Fodmap Friendly Frikadellen (serves 4-6)

  • 750g beef mince or 250g pork and 500g beef
  • 1 medium sized apple such as a Bramley or Braeburn
  • 2 medium or 1 large courgette
  • 3 stalks fresh rosemary
  • 1 large bunch flat leaf parsley
  • 1 egg
  • salt and pepper

These are lovely and easy to make but need chilling time so don’t rush them.

Put the chilled mince into a large bowl and break it up really well with your hands. This is surprisingly hard work. Peel and grate the apple into it.

Grate the courgette and then chop it roughly too. You want something slightly shorter than grated but not actual pulp so don’t use one of those electric choppers. Add the courgette along with the well chopped fresh parsley.

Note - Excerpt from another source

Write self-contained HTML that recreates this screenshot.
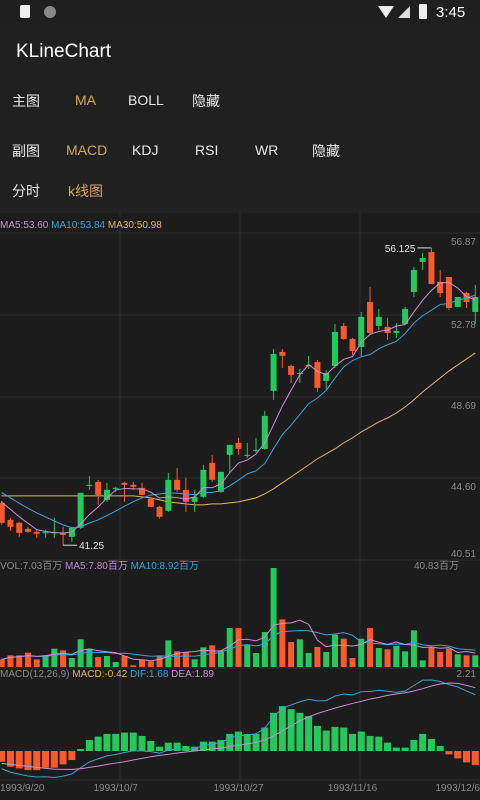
<!DOCTYPE html>
<html><head><meta charset="utf-8">
<style>
html,body{margin:0;padding:0;background:#202020;}
body{width:480px;height:800px;overflow:hidden;position:relative;font-family:"Liberation Sans","Noto Sans CJK SC",sans-serif;}
.t{position:absolute;font-size:14px;color:#e8e8e8;white-space:nowrap;}
.o{color:#d9a84e;}
svg{position:absolute;left:0;top:0;}
</style></head>
<body>
<div style="position:absolute;left:0;top:0;width:480px;height:25px;background:#1f1f1f;"></div>
<div style="position:absolute;left:20px;top:5px;width:10px;height:13px;background:#eee;border-radius:2px 0 2px 2px;"></div>
<div style="position:absolute;left:44px;top:6px;width:12px;height:12px;background:#888;border-radius:6px;"></div>
<div style="position:absolute;left:378px;top:6px;width:0;height:0;border-left:8px solid transparent;border-right:8px solid transparent;border-top:12px solid #eee;"></div>
<div style="position:absolute;left:398px;top:6px;width:0;height:0;border-left:12px solid transparent;border-bottom:12px solid #ddd;"></div>
<div style="position:absolute;left:419px;top:4px;width:8px;height:15px;background:#eee;border-radius:1px;"></div>
<div class="t" style="left:436px;top:4px;font-size:15px;color:#fff;">3:45</div>
<div class="t" style="left:16px;top:41px;font-size:19px;color:#fff;">KLineChart</div>

<div class="t" style="left:12px;top:91px;">主图</div>
<div class="t o" style="left:75px;top:92px;">MA</div>
<div class="t" style="left:128px;top:92px;">BOLL</div>
<div class="t" style="left:192px;top:91px;">隐藏</div>

<div class="t" style="left:12px;top:141px;">副图</div>
<div class="t o" style="left:66px;top:142px;">MACD</div>
<div class="t" style="left:132px;top:142px;">KDJ</div>
<div class="t" style="left:195px;top:142px;">RSI</div>
<div class="t" style="left:255px;top:142px;">WR</div>
<div class="t" style="left:312px;top:141px;">隐藏</div>

<div class="t" style="left:12px;top:181px;">分时</div>
<div class="t o" style="left:68px;top:181px;">k线图</div>

<svg id="chart" width="480" height="800" xmlns="http://www.w3.org/2000/svg" style="font-family:'Liberation Sans','Noto Sans CJK SC',sans-serif;"></svg>

<script>
const dates = ["1993/9/20","1993/10/7","1993/10/27","1993/11/16","1993/12/6"];
const dateIdx = [0,13,27,40,54];
const prevCloses = [44.8,44.6,44.4,44.2,43.85,43.95,43.7,43.55,43.42];
const opens  = [43.37,42.52,42.37,42.07,41.92,41.845,41.87,41.87,41.67,42.12,44.22,44.42,43.52,44.095,44.37,44.27,44.12,43.57,43.17,42.97,44.52,44.02,43.42,43.67,45.37,43.92,45.77,46.37,45.745,46.0,46.07,48.97,50.92,50.22,49.845,50.245,50.42,49.47,50.22,52.22,51.57,51.17,53.42,52.22,52.17,51.87,52.32,53.92,55.42,55.92,54.42,54.67,53.17,53.87,52.92];
const closes = [42.37,42.17,41.87,41.92,41.82,41.895,41.9,41.77,42.12,43.87,44.27,43.77,44.02,44.12,44.27,44.17,43.77,43.17,42.67,44.52,44.02,43.42,43.67,45.02,44.52,44.92,46.27,46.07,45.77,46.02,47.72,50.82,50.72,49.77,49.87,50.27,49.12,49.87,51.92,51.57,50.97,52.67,51.87,52.67,51.87,51.97,53.07,55.02,55.62,54.32,53.87,53.12,53.67,53.42,53.67];
const highs  = [43.47,42.62,42.42,42.17,42.02,42.02,42.62,42.17,42.17,43.87,44.72,44.52,44.37,44.17,44.42,44.42,44.37,43.67,43.22,44.87,45.12,44.62,44.02,45.27,45.77,44.92,46.27,46.62,46.37,46.62,47.97,51.07,51.07,50.27,50.07,50.72,50.52,50.02,52.32,52.37,51.62,52.92,54.17,53.07,52.62,52.37,53.17,55.17,55.87,56.125,55.02,54.67,53.67,53.92,54.27];
const lows   = [42.27,41.97,41.67,41.87,41.62,41.62,41.62,41.25,41.42,42.07,44.02,43.27,43.42,43.92,43.42,44.02,43.77,43.17,42.57,42.92,43.92,42.92,42.92,43.62,44.42,43.87,44.87,45.77,45.62,45.87,46.02,48.52,50.12,49.37,49.37,50.07,48.92,49.02,50.12,51.52,50.77,50.67,51.77,52.02,51.52,51.62,52.32,53.67,55.02,54.32,53.67,53.02,53.17,53.12,52.32];
const ma30 = [43.72,43.72,43.72,43.72,43.72,43.72,43.72,43.72,43.72,43.72,43.72,43.72,43.72,43.72,43.72,43.72,43.67,43.62,43.52,43.42,43.37,43.32,43.27,43.27,43.32,43.32,43.37,43.42,43.52,43.62,43.82,44.07,44.37,44.67,44.97,45.27,45.57,45.82,46.07,46.37,46.62,46.92,47.17,47.42,47.62,47.87,48.17,48.52,48.92,49.27,49.62,49.97,50.27,50.57,50.87];
const volumes = [3.16,4.81,4.81,5.91,3.16,4.81,7.56,6.87,3.71,11.41,7.56,4.12,4.54,2.06,4.54,0.69,3.16,2.34,4.81,11.0,6.46,6.19,3.16,8.11,8.94,6.87,16.08,16.08,9.21,5.77,14.43,40.83,19.66,10.31,11.41,5.77,8.25,6.19,13.33,11.68,3.71,11.68,16.08,7.84,7.29,8.66,6.46,15.12,2.75,8.25,6.19,7.56,5.22,4.81,4.81];
const macdBars = [-0.32,-0.47,-0.52,-0.57,-0.57,-0.50,-0.50,-0.40,-0.27,0.06,0.33,0.43,0.51,0.51,0.55,0.55,0.45,0.30,0.13,0.25,0.25,0.15,0.13,0.28,0.28,0.33,0.51,0.58,0.51,0.51,0.70,1.14,1.34,1.25,1.14,1.04,0.75,0.61,0.72,0.70,0.51,0.58,0.45,0.43,0.25,0.10,0.10,0.33,0.51,0.36,0.15,-0.10,-0.22,-0.34,-0.42];
const deaVals = [-0.37,-0.40,-0.43,-0.46,-0.49,-0.52,-0.54,-0.55,-0.55,-0.53,-0.49,-0.45,-0.40,-0.36,-0.32,-0.27,-0.22,-0.17,-0.13,-0.10,-0.06,-0.03,0.0,0.03,0.06,0.09,0.13,0.17,0.21,0.26,0.33,0.45,0.60,0.75,0.90,1.02,1.12,1.20,1.28,1.35,1.42,1.48,1.55,1.60,1.66,1.70,1.74,1.79,1.86,1.94,2.00,2.03,2.02,1.96,1.89];
const priceTicks = ["56.87","52.78","48.69","44.60","40.51"];

const GREEN="#25c85d", RED="#fa5a2c", C5="#c98fd8", C10="#3aa3d8", C30="#e8b55a";
const svg=document.getElementById('chart');
const NS="http://www.w3.org/2000/svg";
function mk(tag,attrs,name,inter){const e=document.createElementNS(NS,tag);for(const k in attrs)e.setAttribute(k,attrs[k]);
 
 
 svg.appendChild(e);return e;}
const pMax=56.87,pMin=40.51;
const xOf=i=>1.7+i*8.77;
const yP=p=>233+(pMax-p)/(pMax-pMin)*327;
const vMax=Math.max(...volumes);
const yV=v=>667-v/vMax*99;
const yM=v=>751-v*33.5;

// chart background
mk('rect',{x:0,y:213,width:480,height:587,fill:'#1c1c1c'},'chart-background',false);
// grid
[120,240,360].forEach(x=>mk('line',{x1:x,y1:213,x2:x,y2:780,stroke:'#2d2d2d','stroke-width':1},'grid-vertical',false));
[233,315,397,478,560,668,780].forEach(y=>mk('line',{x1:0,y1:y,x2:480,y2:y,stroke:'#2d2d2d','stroke-width':1},'grid-horizontal',false));

function txt(x,y,s,fill,size,anchor,name){const e=mk('text',{x:x,y:y,fill:fill,'font-size':size||10,'text-anchor':anchor||'start'},name,false);e.textContent=s;return e;}

// MA legend
let t=mk('text',{x:0,y:228,'font-size':10},'ma-legend',false);
[["MA5:53.60",C5],[" MA10:53.84",C10],[" MA30:50.98",C30]].forEach(a=>{const s=document.createElementNS(NS,'tspan');s.setAttribute('fill',a[1]);s.textContent=a[0];t.appendChild(s);});

// price ticks
priceTicks.forEach((s,k)=>{const y=[245,328,409,490,557][k];txt(476,y,s,'#8a8a8a',10,'end','price-tick-label');});

// MA computation
const allC=prevCloses.concat(closes);
function ma(arr,n,off){return closes.map((_,i)=>{let s=0;for(let j=0;j<n;j++)s+=arr[i+off-j];return s/n;});}
const ma5=ma(allC,5,prevCloses.length), ma10=ma(allC,10,prevCloses.length);
function line(vals,yf,color,name){mk('polyline',{points:vals.map((v,i)=>xOf(i)+','+yf(v)).join(' '),fill:'none',stroke:color,'stroke-width':1},name,false);}
line(ma30,yP,C30,'ma30-line');

// candles
closes.forEach((c,i)=>{const o=opens[i],up=c>=o,col=up?GREEN:RED,x=xOf(i);
 mk('line',{x1:x,y1:yP(highs[i]),x2:x,y2:yP(lows[i]),stroke:col,'stroke-width':1},'candle-wick',false);
 const top=yP(Math.max(o,c)),bot=yP(Math.min(o,c));
 mk('rect',{x:x-3,y:top,width:6,height:Math.max(1,bot-top),fill:col},'candle-body',false);
});
line(ma10,yP,C10,'ma10-line');
line(ma5,yP,C5,'ma5-line');

// max/min markers
let hi=0,lo=0;highs.forEach((h,i)=>{if(h>highs[hi])hi=i;});lows.forEach((l,i)=>{if(l<lows[lo])lo=i;});
mk('line',{x1:xOf(hi)-14,y1:yP(highs[hi]),x2:xOf(hi),y2:yP(highs[hi]),stroke:'#ddd','stroke-width':1},'max-marker-line',false);
txt(xOf(hi)-16,yP(highs[hi])+4,String(highs[hi]),'#e6e6e6',10,'end','max-price-label');
mk('line',{x1:xOf(lo),y1:yP(lows[lo]),x2:xOf(lo)+14,y2:yP(lows[lo]),stroke:'#ddd','stroke-width':1},'min-marker-line',false);
txt(xOf(lo)+16,yP(lows[lo])+4,String(lows[lo]),'#e6e6e6',10,'start','min-price-label');

// volume
t=mk('text',{x:0,y:569,'font-size':10},'volume-legend',false);
[["VOL:7.03百万","#8a8a8a"],[" MA5:7.80百万",C5],[" MA10:8.92百万",C10]].forEach(a=>{const s=document.createElementNS(NS,'tspan');s.setAttribute('fill',a[1]);s.textContent=a[0];t.appendChild(s);});
txt(459,569,vMax.toFixed(2)+"百万",'#8a8a8a',10,'end','volume-max-label');
volumes.forEach((v,i)=>{const col=closes[i]>=opens[i]?GREEN:RED;
 mk('rect',{x:xOf(i)-3,y:yV(v),width:6,height:667-yV(v),fill:col},'volume-bar',false);});
function sma(arr,n){return arr.map((_,i)=>{const a=arr.slice(Math.max(0,i-n+1),i+1);return a.reduce((s,x)=>s+x,0)/a.length;});}
line(sma(volumes,10),yV,C10,'volume-ma10-line');
line(sma(volumes,5),yV,C5,'volume-ma5-line');

// MACD
t=mk('text',{x:0,y:677,'font-size':10},'macd-legend',false);
[["MACD(12,26,9)","#8a8a8a"],[" MACD:-0.42",C30],[" DIF:1.68",C10],[" DEA:1.89",C5]].forEach(a=>{const s=document.createElementNS(NS,'tspan');s.setAttribute('fill',a[1]);s.textContent=a[0];t.appendChild(s);});
txt(476,677,"2.21",'#8a8a8a',10,'end','macd-max-label');
macdBars.forEach((v,i)=>{const col=v>=0?GREEN:RED,y0=yM(0),y1=yM(v);
 mk('rect',{x:xOf(i)-3.5,y:Math.min(y0,y1),width:7,height:Math.max(1,Math.abs(y1-y0)),fill:col},'macd-bar',false);});
const difVals=deaVals.map((d,i)=>d+macdBars[i]/2);
line(difVals,yM,C10,'dif-line');
line(deaVals,yM,C5,'dea-line');

// dates
dates.forEach((d,k)=>{const i=dateIdx[k];const anchor=k===0?'start':(k===dates.length-1?'end':'middle');
 txt(k===0?0:(k===dates.length-1?480:xOf(i)),791,d,'#8a8a8a',10,anchor,'date-label');});
</script>
</body></html>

I have finally got a spice grinder and was able to turn my rosemary into a fine powder. It’s the best thing I’ve bought in an age and where electricity trumps doing stuff by hand.

Whichever way you chop your rosemary, add it in too and season it all generously. You want a little bite from the pepper. I used a little bit of white pepper too as I really like its flavour. (I was always under the impression it was ‘common’ when I was a kid, but I bought mine in Waitrose for the slow cooker…)

Mix all the flavourings into the meat well and add the egg half at a time and then keep mixing well with your hands. It should be quite a stiff paste. Then pinch up a good hefty handful and roll roughly into a ball and then flatten it so it looks like a mini burger or slider. Put on a plate or lined baking tray and chill for at least 30 minutes. I gave mine an hour to be sure.

Then fry on a medium high heat for about 5 minutes each side, turning every 2-3 minutes to allow them to brown but not burn. You’ll need to do them in batches in the pan to give you room to flip so if you scale up, it’s easier to finish them in the oven as above. Rest them for 10 minutes to make them juicier and easier to eat. I’m going to try them in the slow cooker next time too!

Any potato salad will go well or a nice crunchy slaw of finely mandolined  red cabbage, carrot and radish or daikon. But be careful if you mandolin. I had to give my leftover meatballs to a friend who spent Friday night in A&E thanks to one. Her finger was too bandaged to cook but she said the frikadellen made an outstanding meatball sandwich that almost made up for it all!

*PS, no photos of the cooked ones. They got devoured too fast for that and the kitchen was too chaotic for pre table photos.